Laly sueña despierta y por ello he esperado a encontrarme en un estado de hiperconciencia para redactar estas líneas. Solo en estados alterados de ánimo, tras estímulos desgarradores, inmerso en sueños y sueño, me es posible entender ciertas cosas. Hablamos de una artista, de una profesora con arte, que cada día se enfrenta a los invasores de guaridas, a todos los guardias de las mazmorras, a los fantasmas, grillos y grilletes que pueblan sus cuadros, sus dudas y sus muertos; no me es posible hablar del tema con objetividad porque eso sería renunciar a la parte transcendente. Laly es una profesora excelente que, pese a todo, sigue siendo un ser humano. Abarca sueños y suspiros entre sus lienzos y, de pronto, sin dar cabida a tantos sentimientos como su luz debiera engendrar, topa de bruces contra una realidad carcomida y estúpida.
Ahora, en cristiano.
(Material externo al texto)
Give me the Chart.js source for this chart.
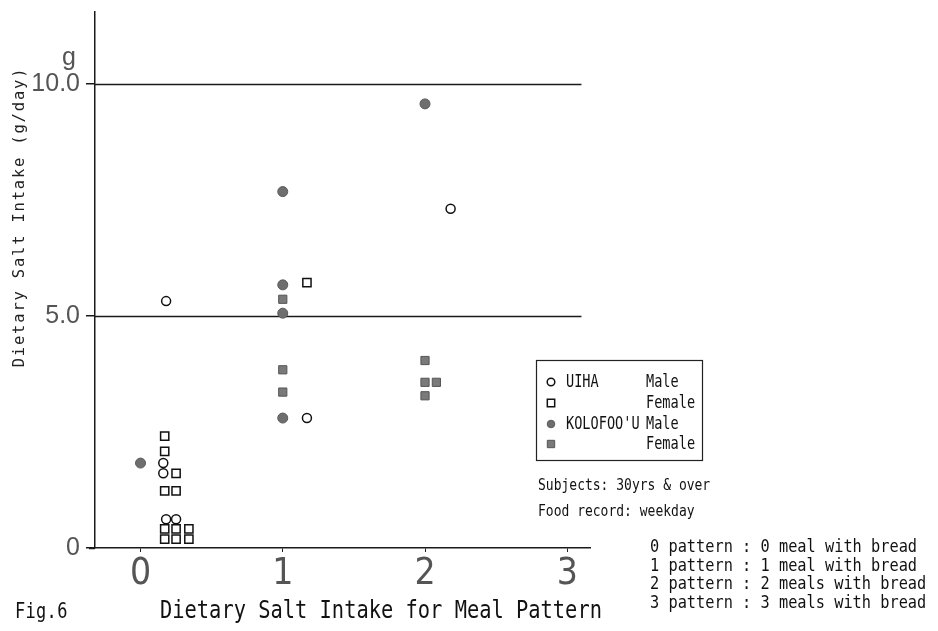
<!DOCTYPE html>
<html><head><meta charset="utf-8">
<script src="https://cdn.jsdelivr.net/npm/chart.js@4.4.1/dist/chart.umd.min.js"></script>
<style>html,body{margin:0;padding:0;background:#fff;overflow:hidden}canvas{display:block}</style>
</head><body>
<canvas id="c" width="938" height="631"></canvas>
<script>
// ---- data ----
const xTickValues = [0, 1, 2, 3];
const yTickValues = [0, 5, 10];
const yTickLabels = ['0', '5.0', '10.0'];
const gridValues = [5, 10];
const groupNames = ["UIHA", "KOLOFOO'U"];
const sexNames = ["Male", "Female"];
const seriesNames = ["UIHA Male", "UIHA Female", "KOLOFOO'U Male", "KOLOFOO'U Female"];

const uihaMaleX = [0.18, 0.16, 0.16, 0.18, 0.25, 1.17, 2.18];
const uihaMaleY = [5.32, 1.83, 1.61, 0.62, 0.62, 2.80, 7.31];
const uihaFemaleX = [0.17, 0.17, 0.25, 0.17, 0.25, 0.17, 0.25, 0.34, 0.17, 0.25, 0.34, 1.17];
const uihaFemaleY = [2.41, 2.08, 1.61, 1.23, 1.23, 0.41, 0.41, 0.41, 0.19, 0.19, 0.19, 5.72];
const koloMaleX = [0.0, 1.0, 1.0, 1.0, 1.0, 2.0];
const koloMaleY = [1.83, 7.68, 5.67, 5.06, 2.80, 9.57];
const koloFemaleX = [1.0, 1.0, 1.0, 2.0, 2.0, 2.08, 2.0];
const koloFemaleY = [5.36, 3.84, 3.36, 4.04, 3.57, 3.57, 3.28];

const yAxisTitle = "Dietary Salt Intake (g/day)";
const yUnit = "g";
const figLabel = "Fig.6";
const figTitle = "Dietary Salt Intake for Meal Pattern";
const notes = ["Subjects: 30yrs & over", "Food record: weekday"];
const patternNotes = [
  "0 pattern : 0 meal with bread",
  "1 pattern : 1 meal with bread",
  "2 pattern : 2 meals with bread",
  "3 pattern : 3 meals with bread"
];

// ---- styles ----
const MONO = "'DejaVu Sans Mono', 'Liberation Mono', monospace";
const pts = (xs, ys) => xs.map((x, i) => ({ x: x, y: ys[i] }));
const styles = [
  { pointStyle: 'circle', radius: 4.5, bg: '#ffffff', border: '#111111', bw: 1.5 },
  { pointStyle: 'rect', radius: 5.8, bg: '#ffffff', border: '#111111', bw: 1.5 },
  { pointStyle: 'circle', radius: 5, bg: '#6e6e6e', border: '#5a5a5a', bw: 1 },
  { pointStyle: 'rect', radius: 5.8, bg: '#7a7a7a', border: '#555555', bw: 1 }
];
const seriesData = [pts(uihaMaleX, uihaMaleY), pts(uihaFemaleX, uihaFemaleY), pts(koloMaleX, koloMaleY), pts(koloFemaleX, koloFemaleY)];

function txt(ctx, s, x, y, size, stretch, spacing, align, color) {
  ctx.save();
  ctx.translate(x, y);
  ctx.scale(1, stretch);
  ctx.font = size + 'px ' + MONO;
  ctx.letterSpacing = (spacing || 0) + 'px';
  ctx.textAlign = align || 'left';
  ctx.textBaseline = 'middle';
  ctx.fillStyle = color || '#111';
  ctx.fillText(s, 0, 0);
  ctx.restore();
}

const decor = {
  id: 'decor',
  beforeDatasetsDraw(chart) {
    const ctx = chart.ctx, xs = chart.scales.x, ys = chart.scales.y;
    ctx.save();
    ctx.strokeStyle = '#1a1a1a';
    ctx.lineWidth = 1.5;
    gridValues.forEach(v => {
      const py = Math.round(ys.getPixelForValue(v)) + 0.5;
      ctx.beginPath();
      ctx.moveTo(chart.chartArea.left, py);
      ctx.lineTo(xs.getPixelForValue(3.1), py);
      ctx.stroke();
    });
    // short extension of the baseline to the left of the y axis
    const p0 = Math.round(ys.getPixelForValue(0)) + 0.5;
    ctx.beginPath();
    ctx.moveTo(chart.chartArea.left - 6, p0);
    ctx.lineTo(chart.chartArea.left, p0);
    ctx.stroke();
    ctx.restore();
  },
  afterDraw(chart) {
    const ctx = chart.ctx, ys = chart.scales.y;
    // unit "g"
    ctx.save();
    ctx.font = "25px 'Liberation Sans', Arial, sans-serif";
    ctx.fillStyle = '#555';
    ctx.textAlign = 'center';
    ctx.textBaseline = 'middle';
    ctx.fillText(yUnit, 69, ys.getPixelForValue(10) - 26);
    ctx.restore();

    // y axis title
    ctx.save();
    ctx.translate(20, 217);
    ctx.rotate(-Math.PI / 2);
    ctx.font = '15.5px ' + MONO;
    ctx.letterSpacing = '1.8px';
    ctx.textAlign = 'center';
    ctx.textBaseline = 'middle';
    ctx.fillStyle = '#222';
    ctx.fillText(yAxisTitle, 0, 0);
    ctx.restore();

    // legend box
    ctx.save();
    ctx.strokeStyle = '#222';
    ctx.lineWidth = 1.2;
    ctx.strokeRect(536.5, 360.5, 166, 100);
    const rowY = [382, 403, 424, 444];
    const H = Chart.helpers;
    seriesNames.forEach((name, i) => {
      const st = styles[i];
      ctx.fillStyle = st.bg;
      ctx.strokeStyle = st.border;
      ctx.lineWidth = st.bw;
      const opts = { pointStyle: st.pointStyle, radius: st.pointStyle === 'rect' ? 5.2 : 3.8, borderWidth: st.bw, rotation: 0 };
      if (H && H.drawPoint) H.drawPoint(ctx, opts, 551, rowY[i]);
      const g = i % 2 === 0 ? groupNames[Math.floor(i / 2)] : '';
      txt(ctx, g, 566, rowY[i], 13.6, 1.3, 0, 'left', '#111');
      txt(ctx, sexNames[i % 2], 646, rowY[i], 13.6, 1.3, 0, 'left', '#111');
    });
    ctx.restore();

    // notes
    txt(ctx, notes[0], 538, 486, 13, 1.25, 0, 'left', '#111');
    txt(ctx, notes[1], 538, 512, 13, 1.25, 0, 'left', '#111');
    patternNotes.forEach((s, i) => txt(ctx, s, 650, 548 + i * 18.4, 15.3, 1.1, 0, 'left', '#111'));

    // caption
    txt(ctx, figLabel, 15, 612, 17, 1.25, 0.3, 'left', '#111');
    txt(ctx, figTitle, 160, 612, 20.4, 1.2, 0, 'left', '#111');
  }
};

new Chart(document.getElementById('c'), {
  type: 'scatter',
  data: {
    datasets: seriesNames.map((name, i) => ({
      label: name,
      data: seriesData[i],
      pointStyle: styles[i].pointStyle,
      pointRadius: styles[i].radius,
      pointHoverRadius: styles[i].radius,
      backgroundColor: styles[i].bg,
      borderColor: styles[i].border,
      borderWidth: styles[i].bw,
      showLine: false
    }))
  },
  options: {
    responsive: false,
    animation: false,
    devicePixelRatio: 1,
    events: [],
    layout: { padding: { top: 12, right: 348, left: 0, bottom: 0 } },
    plugins: { legend: { display: false }, tooltip: { enabled: false } },
    scales: {
      x: {
        type: 'linear', min: -0.32, max: 3.16,
        afterBuildTicks: s => { s.ticks = xTickValues.map(v => ({ value: v })); },
        afterFit: s => { s.height = 83; s.paddingLeft = 0; s.paddingRight = 0; },
        ticks: {
          autoSkip: false, maxRotation: 0, padding: 0,
          callback: (v, i) => String(xTickValues[i]),
          font: { family: "'Liberation Sans Narrow', 'DejaVu Sans Condensed', 'Liberation Sans', sans-serif", size: 37, weight: '300' },
          color: '#555'
        },
        grid: { drawOnChartArea: false, tickLength: 4, color: '#222', lineWidth: 1 },
        border: { color: '#1a1a1a', width: 1.5 }
      },
      y: {
        type: 'linear', min: 0, max: 11.55,
        afterBuildTicks: s => { s.ticks = yTickValues.map(v => ({ value: v })); },
        afterFit: s => { s.width = 95; s.paddingTop = 0; s.paddingBottom = 0; },
        ticks: {
          autoSkip: false, padding: 6,
          callback: (v, i) => yTickLabels[i],
          font: { family: "'Liberation Sans', Arial, sans-serif", size: 25 },
          color: '#555'
        },
        grid: { drawOnChartArea: false, tickLength: 9, color: '#1a1a1a', lineWidth: 1.5 },
        border: { color: '#1a1a1a', width: 1.5 }
      }
    }
  },
  plugins: [decor]
});
</script>
</body></html>
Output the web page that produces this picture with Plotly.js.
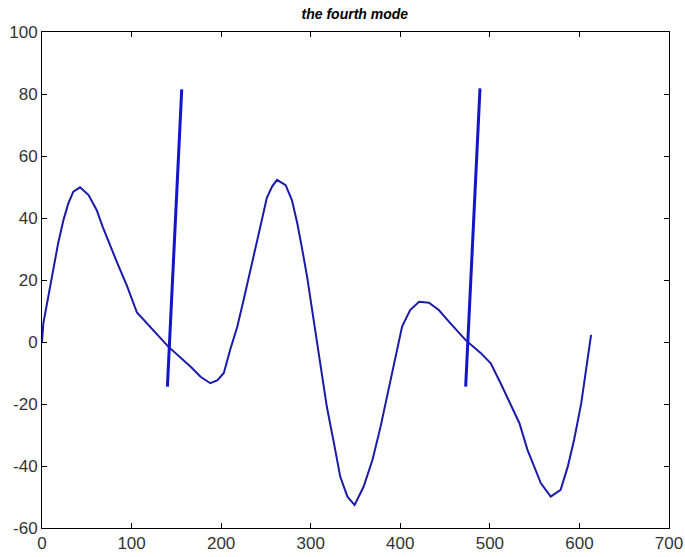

Laly tiene un alumno al que todos apodan El Gitano. El Gitano es tosco en las formas y ruin en el fondo. Acude al Centro para hacer negocio y, por desgracia, no me refiero a negocios justos, como bien podrían ser revender bocatas, traficar con chuletas o pintar iconos manga a cambio de besos. El Gitano vende droga y enunciarlo de otro modo sería un eufemismo injustificable. Como en el Centro el Director no tiene los arrestos necesarios para meterle mano al asunto, el tráfico de estupefacientes se ha convertido en una eventualidad más, tal como son los cambios de clase, las peleas en los recreos o los suspensos debidos al poco dormir. De este modo, la mercadotecnia ha funcionado. La droga es la misma, pero no es lo mismo comprársela a uno que a otro. ¿Cómo va a ser igual un porro liado con yerba de un tal don Nadie, que otro procedente de la factoría de El Gitano? Solo el mote ya coloca. La firma hace efecto, claro. Siempre ha sido y será así. La sociedad de consumo es a menudo eso: un eterno placebo de productos iguales, pero más sabrosos conforme más sucio sea el proceder, el actuar, el halo que lo envuelve y envenena todo.
Retomo. En el tejemaneje cotidiano que supone el trafique, Laly se encontraba en una clase centrada en las creaciones de los chicos, tratando de insuflar un poco de magia en un horizonte de pulcra roña. Vio un bulto y, en el quehacer diario de todo docente-policía, se acercó al muchacho de los pelos largos. “No tengo nada, no mires ahí”, inquirió escondiendo el paquete. Inicialmente ella pensó que se trataba de un insignificante móvil, por eso se acercó. Las leyes del Centro lo prohíben, pero el botín fue bastante más sabroso. Hablamos de una bolsita de polen de marihuana, mercancía que crispó a El Gitano sobremanera, tras la fortuita incautación. “Maestra, ¡ni se te ocurra! ¡Eso no lo toques!”. Una tranquila clase, en la que el objetivo era componer un bodegón surrealista, se concreta en una persecución a lo Corrupción en Miami. A partir de ahí, ¿os imagináis qué viene? ¿Suponéis el estrés, la tensión, los insultos, los comentarios, el bajonazo de autoestima cada vez que los alumnos te tratan de loca, por oponerte a una transacción ordinaria, por trazar diques para que el mar no siga comiéndose el terreno? Desde ahí, Laly mirará su coche antes de montarse y respirará aliviada si las cuatro ruedas tienen la misma cantidad de aire, aproximadamente. Desde entonces, le será imposible entrar en el IES, escuchar los gritos de siempre, sin haber amortiguado su conciencia con algún medicamento fuerte. ¿Quién tiene la culpa?
Me vanaglorio de decir que no existen los docentes normales. Todos estamos un poco tocados y tarados. Normal. Te llevas cornadas si toreas desde el albero. Duelen mucho y no son un gaje, sino una putada (perdón por la expresión). Es personal siempre, porque el objetivo de los alumnos, capitaneados por El Gitano, será herirla hasta que logren fundir su resistencia, quebrar sus nervios, prenderla y hacer que derrame sus humores, sus vísceras, el alma al completo. ¿Cómo no va a ser personal si todo salpica como escupitajos reciclados contra el viento? Hablo del viento del mar que aquí trae los fardos que las zodiac de los narcos dejan escapar. Todo el mundo sabe qué significa, en los puertos costeros, una persecución cerca de la orilla. Habrá pesca y alguien cambiará su forma de vestir. Lo normal. Oponerse a lo obvio se le ocurre solo a los locos y a los artistas.